Franklin Roosevelt was not brought up by his mother with the idea that some day he would be President. “That was the last thing I should ever have imagined for him,” Mrs. Roosevelt lately told interviewers.* “The highest ideal I could hold up before our boy was to grow to be like his father, straight and honorable, just and kind, an upstanding American.” She shared her son’s political successes only from a distance, never obtruding herself into his spotlight. The Hyde Park estate is legally hers until her death but she has made it a home and a refuge for her boy. She still worries about his health, warns him to wrap up when going out in the cold, busies herself about his small comforts. When he returned to Manhattan from Miami fortnight ago, it was his mother who first greeted him on the outside steps of his house. A great believer in heredity and “good blood” Mother Roosevelt justly feels that she has contributed some of her son’s best qualities.
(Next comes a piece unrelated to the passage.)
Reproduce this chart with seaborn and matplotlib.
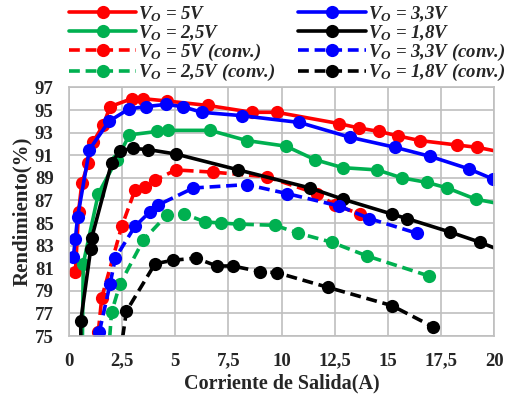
import matplotlib
matplotlib.use("Agg")
import matplotlib.pyplot as plt
from matplotlib.lines import Line2D
import seaborn as sns
import pandas as pd

# efficiency curves (current in A, efficiency in %)
x_5v = [0.3, 0.45, 0.6, 0.9, 1.14, 1.62, 1.93, 2.95, 3.5, 4.6, 6.55, 8.6, 9.77, 12.7, 13.66, 14.6, 15.5, 16.5, 18.27, 19.2, 20.0]
y_5v = [80.7, 86.0, 88.5, 90.3, 92.2, 93.7, 95.3, 96.0, 96.0, 95.8, 95.4, 94.8, 94.8, 93.8, 93.4, 93.1, 92.7, 92.3, 91.9, 91.7, 91.4]

x_33v = [0.2, 0.3, 0.4, 0.96, 1.88, 2.82, 3.62, 4.56, 5.35, 6.24, 8.13, 10.84, 13.2, 15.34, 16.99, 18.8, 19.94]
y_33v = [82.0, 83.6, 85.5, 91.5, 94.0, 95.1, 95.3, 95.5, 95.3, 94.8, 94.5, 93.9, 92.6, 91.7, 90.9, 89.8, 88.9]

x_25v = [0.6, 0.67, 1.38, 2.24, 2.84, 4.13, 4.64, 6.64, 8.36, 10.21, 11.58, 12.88, 14.5, 15.65, 16.83, 17.8, 19.15, 20.0]
y_25v = [70.0, 81.4, 87.6, 90.6, 92.8, 93.1, 93.2, 93.2, 92.3, 91.8, 90.6, 89.9, 89.7, 89.0, 88.6, 88.1, 87.1, 86.8]

x_18v = [0.58, 0.55, 1.02, 1.07, 2.0, 2.4, 3.0, 3.73, 5.04, 7.97, 11.34, 12.9, 15.18, 15.89, 17.93, 19.34, 20.0]
y_18v = [70.0, 76.3, 82.7, 83.7, 90.3, 91.4, 91.6, 91.5, 91.1, 89.7, 88.1, 87.1, 85.8, 85.4, 84.2, 83.3, 82.8]

x_5v_c = [1.38, 1.54, 2.48, 3.1, 3.58, 4.05, 5.03, 6.79, 9.3, 11.66, 12.5, 13.7]
y_5v_c = [75.4, 78.4, 84.7, 87.9, 88.2, 88.8, 89.7, 89.5, 89.1, 87.6, 86.6, 85.8]

x_33v_c = [1.43, 1.93, 2.18, 3.1, 3.81, 4.2, 5.85, 8.36, 10.27, 12.72, 14.13, 16.36]
y_33v_c = [75.4, 79.6, 81.9, 84.7, 86.0, 86.6, 88.1, 88.4, 87.6, 86.5, 85.4, 84.1]

x_25v_c = [1.8, 2.0, 2.4, 3.5, 4.6, 5.43, 6.4, 7.14, 8.01, 9.69, 10.79, 12.36, 14.0, 16.96]
y_25v_c = [72.0, 77.1, 79.6, 83.5, 85.7, 85.8, 85.1, 85.0, 84.9, 84.8, 84.1, 83.3, 82.1, 80.3]

x_18v_c = [2.3, 2.7, 4.05, 4.88, 5.97, 6.95, 7.7, 8.99, 9.8, 12.2, 15.18, 17.14]
y_18v_c = [72.0, 77.2, 81.4, 81.7, 81.9, 81.2, 81.2, 80.7, 80.6, 79.3, 77.7, 75.8]

x_ticks = [0, 2.5, 5, 7.5, 10, 12.5, 15, 17.5, 20]
x_tick_labels = ["0", "2,5", "5", "7,5", "10", "12,5", "15", "17,5", "20"]
y_ticks = list(range(75, 98, 2))

sns.set_style("white")
plt.rcParams["font.family"] = ["Liberation Serif", "DejaVu Serif"]
plt.rcParams["mathtext.fontset"] = "custom"
plt.rcParams["mathtext.it"] = "Liberation Serif:italic:bold"
plt.rcParams["mathtext.rm"] = "Liberation Serif:bold"

fig = plt.figure(figsize=(5.19, 4.01), dpi=100)
ax = fig.add_axes([0.133, 0.162, 0.819, 0.62])

LW = 2.6
MS = 9.5
DASH = (3, 1.6)

# (label, x, y, colour, dashed, hide last marker) - legend column order
series = [
    (r"$V_O$ = 5V", x_5v, y_5v, "#FF0000", False, True),
    (r"$V_O$ = 2,5V", x_25v, y_25v, "#00B050", False, True),
    (r"$V_O$ = 5V (conv.)", x_5v_c, y_5v_c, "#FF0000", True, False),
    (r"$V_O$ = 2,5V (conv.)", x_25v_c, y_25v_c, "#00B050", True, False),
    (r"$V_O$ = 3,3V", x_33v, y_33v, "#0000FF", False, False),
    (r"$V_O$ = 1,8V", x_18v, y_18v, "#000000", False, True),
    (r"$V_O$ = 3,3V (conv.)", x_33v_c, y_33v_c, "#0000FF", True, False),
    (r"$V_O$ = 1,8V (conv.)", x_18v_c, y_18v_c, "#000000", True, False),
]

handles = []
labels = []
for label, xs, ys, col, dashed, skip_end in series:
    df = pd.DataFrame({"x": xs, "y": ys})
    n = len(df) - 1 if skip_end else len(df)
    kw = dict(dashes=DASH) if dashed else {}
    sns.lineplot(data=df, x="x", y="y", ax=ax, sort=False, estimator=None,
                 color=col, linewidth=LW, marker="o", markersize=MS,
                 markeredgewidth=0, markevery=list(range(n)), **kw)
    # legend handle: line with a single marker in the middle
    h = Line2D([0, 1, 2], [0, 0, 0], color=col, linewidth=LW, marker="o",
               markersize=MS, markeredgewidth=0, markevery=[1],
               linestyle=(0, DASH) if dashed else "-")
    handles.append(h)
    labels.append(label)

ax.set_xlim(0, 20)
ax.set_ylim(75, 97)
ax.set_xticks(x_ticks)
ax.set_xticklabels(x_tick_labels)
ax.set_yticks(y_ticks)
ax.tick_params(length=0, labelsize=13.5)
ax.tick_params(axis="x", pad=12)
ax.tick_params(axis="y", pad=11)
for t in ax.get_xticklabels() + ax.get_yticklabels():
    t.set_fontweight("bold")
ax.grid(True, color="#BFBFBF", linewidth=1.2)
for s in ax.spines.values():
    s.set_color("#BFBFBF")
    s.set_linewidth(1.2)

ax.set_xlabel("Corriente de Salida(A)", fontsize=14.5, fontweight="bold", labelpad=3)
ax.set_ylabel("Rendimiento(%)", fontsize=15, fontweight="bold", labelpad=2)

fig.legend(handles, labels, ncol=2, loc="upper center", bbox_to_anchor=(0.553, 1.032),
           frameon=False, handlelength=3.6, labelspacing=-0.04, columnspacing=1.2,
           handletextpad=0.1, prop={"size": 13.5, "weight": "bold", "style": "italic"})

fig.savefig("out.png", dpi=100)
Seventy-eight years ago Sara Delano was born on the west side of the Hudson near Newburgh, N. Y. Her father, Warren Delano II, was a wealthy China tea merchant. Her great-great-great-great-grandfather, Philip de Lannoy, landed at Plymouth, Mass., in 1621 aboard the Fortune. When Sara was eight, her mother took her and six brothers and sisters around the Horn on the clipper Surprise to Hongkong. The voyage lasted 110 days. Later there were trips to Paris, breathtaking glimpses of the Empress Eugénie.

When she was 26, Sara Delano married James Roosevelt. He was 50, a widower with one son, James Jr., who after a minor diplomatic career died in 1927. James Roosevelt took his bride across the Hudson to the Hyde Park house where Franklin was born 51 years ago. He and his mother nearly died as the result of an overdose of chloroform. In his nursery he first met and played with his cousin Anna Eleanor Roosevelt who later became his wife. With his well-to-do parents, he made frequent trips abroad, generally to Nauheim where his elderly father took the cure. James Roosevelt, every inch the country squire, died during his son’s freshman year at Harvard.

Mrs. Roosevelt’s brother Frederick now owns her birthplace. There, too, lives her older sister Mrs. Dora Delano Forbes. Last week Mrs. Roosevelt crossed the

Hudson to visit Mrs. Forbes, made arrangements for her to attend her nephew’s Inaugural. Another brother, Warren, married the sister of the late Henry Walters, chief owner of Atlantic Coast Line R. R. and Louisville & Nashville R. R. Their son Lyman Delano is today board chairman of the two roads.

Into My Boy Franklin Mrs. Roosevelt has packed her best recollections of her son’s childhood. As a baby he was ”plump, pink and nice.” A model youngster, he never got spanked. Early association with grown-ups matured him rapidly and he soon became “a responsible little body . . . with a pretty conservative sense of values.” Once an aunt told him he was full of tact. His reply: “Yes, I’m just chock full of tacks.” He was always busy collecting stamps, building tree houses, modeling boats, stuffing birds, riding his pony. Recalls his mother:

“Franklin had a great habit of ordering his playmates around and was generally permitted to have his way. Once I said to him: ‘My son, don’t give the orders all of the time. Let the other boys give them sometimes.’ ‘Mummie,’ he said, lifting a soil-streaked face, ‘if I didn’t give the orders nothing would happen!'”

*Published last week by Ray Long & Richard R. Smith was My Boy Franklin as told by Mrs. James Roosevelt to Isabel Leighton & Gabrielle Forbush.